En effet, ces services sont la plupart du temps issus d’entreprises “mono produit”, dont la survie dépend de l’utilisation continue du service par une basse d’utilisateurs croissante et fidèle, afin de croître, et de développer un modèle d’abonnement premium/payant… ce sur quoi j’ai de plus en plus de doutes. Le principal modèle économique de ces entreprises repose-t-il sur l’effet de démonstration / tour de force technologique, afin de valoriser la société et la revendre ensuite, charge au repreneur de trouver un modèle économique rentable pour le(s) service(s)?
Flickr est en ce sens un bon exemple, car je ne suis pas convaincu que la base d’abonnés “pro” (payants) suffise à dégager un bénéfice sur ce produit. Yahoo! a en partie acheté Flickr pour l’insérer à son portail et à ses différents services; exemple: possibilité de poster ses albums de voyage dans la chaîne Yahoo! Travel. Au delà de la valeur intrinsèque du produit, ce sont les possibilités de synergie avec les autres services Yahoo! qui ont permis à ce rachat de se concrétiser. Yahoo! accepte que le service Flickr provoque une augmentation de ses coûts, notamment en terme de stockage et de bande passante, car, dans une perspective globale, la valeur apportée aux autres services Yahoo! est suffisante pour développer les usages et la fidélisation.
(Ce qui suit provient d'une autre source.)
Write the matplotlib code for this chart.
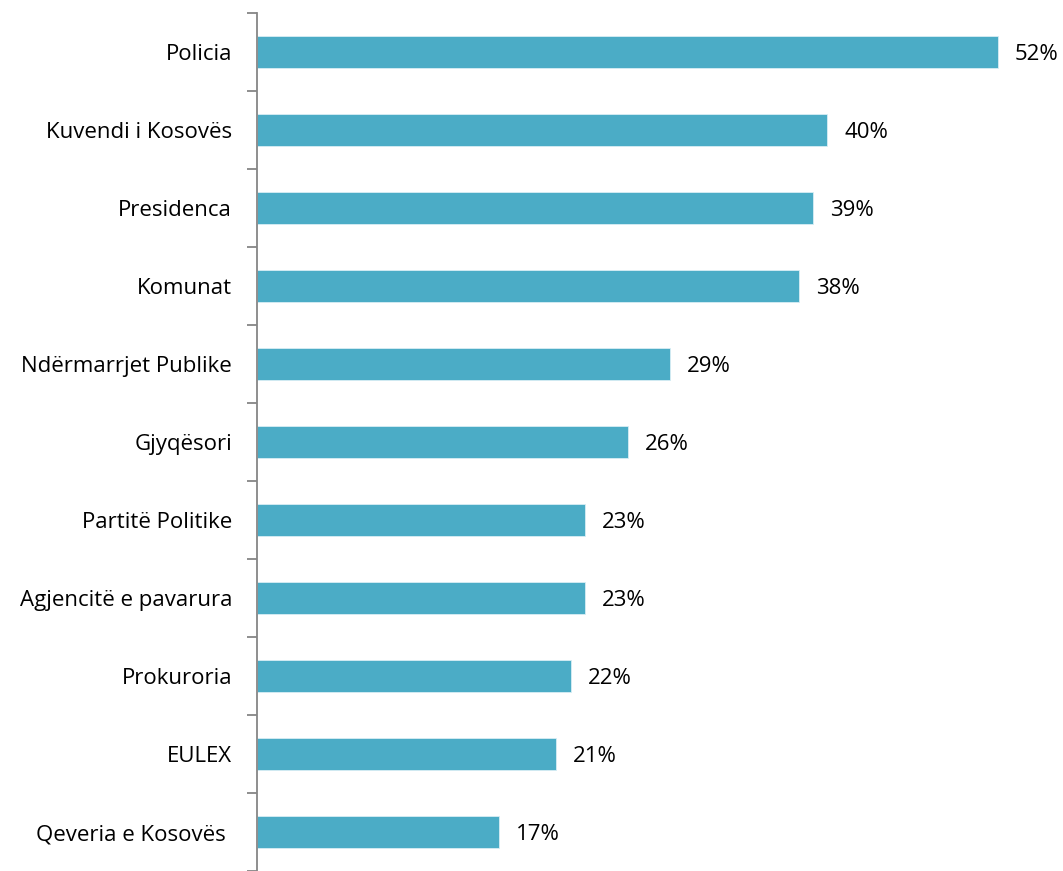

De plus, Yahoo est une entreprise cotée, qui doit rendre des comptes et promettre de l’innovation et des perspectives de croissance: elle est en permanence à la recherche de possibilité de croissance, interne comme externe. Intégrer une société ou un service qui a le vent en poupe ne peut que faire du bien au cours de l’action (remember del.icio.us, ou Skype avalé par eBay); il ne reste plus qu’à espérer que le service puisse bien s’intégrer à l’écosystème de la maison mère (vrai pour Flickr et Yahoo, pas évident pour Skype et eBay).
Tout ça pour dire qu’à l’arrivée, peu de ces services survivront, et donc peu d’entreprises, faute de modèle économique rentable (si ce n’est la perspective de revente). Dans tous les cas, le succès dépendra de la capacité du produit/service à être innovant et à générer de la valeur perçue par ses utilisateurs, et non d’un sticker “beta web 2.0 – venez chez moi tout est gratuit c’est trop génial”.
Comme l’a bien dit Joël Ronez: seuil de saturation 2.0 atteint.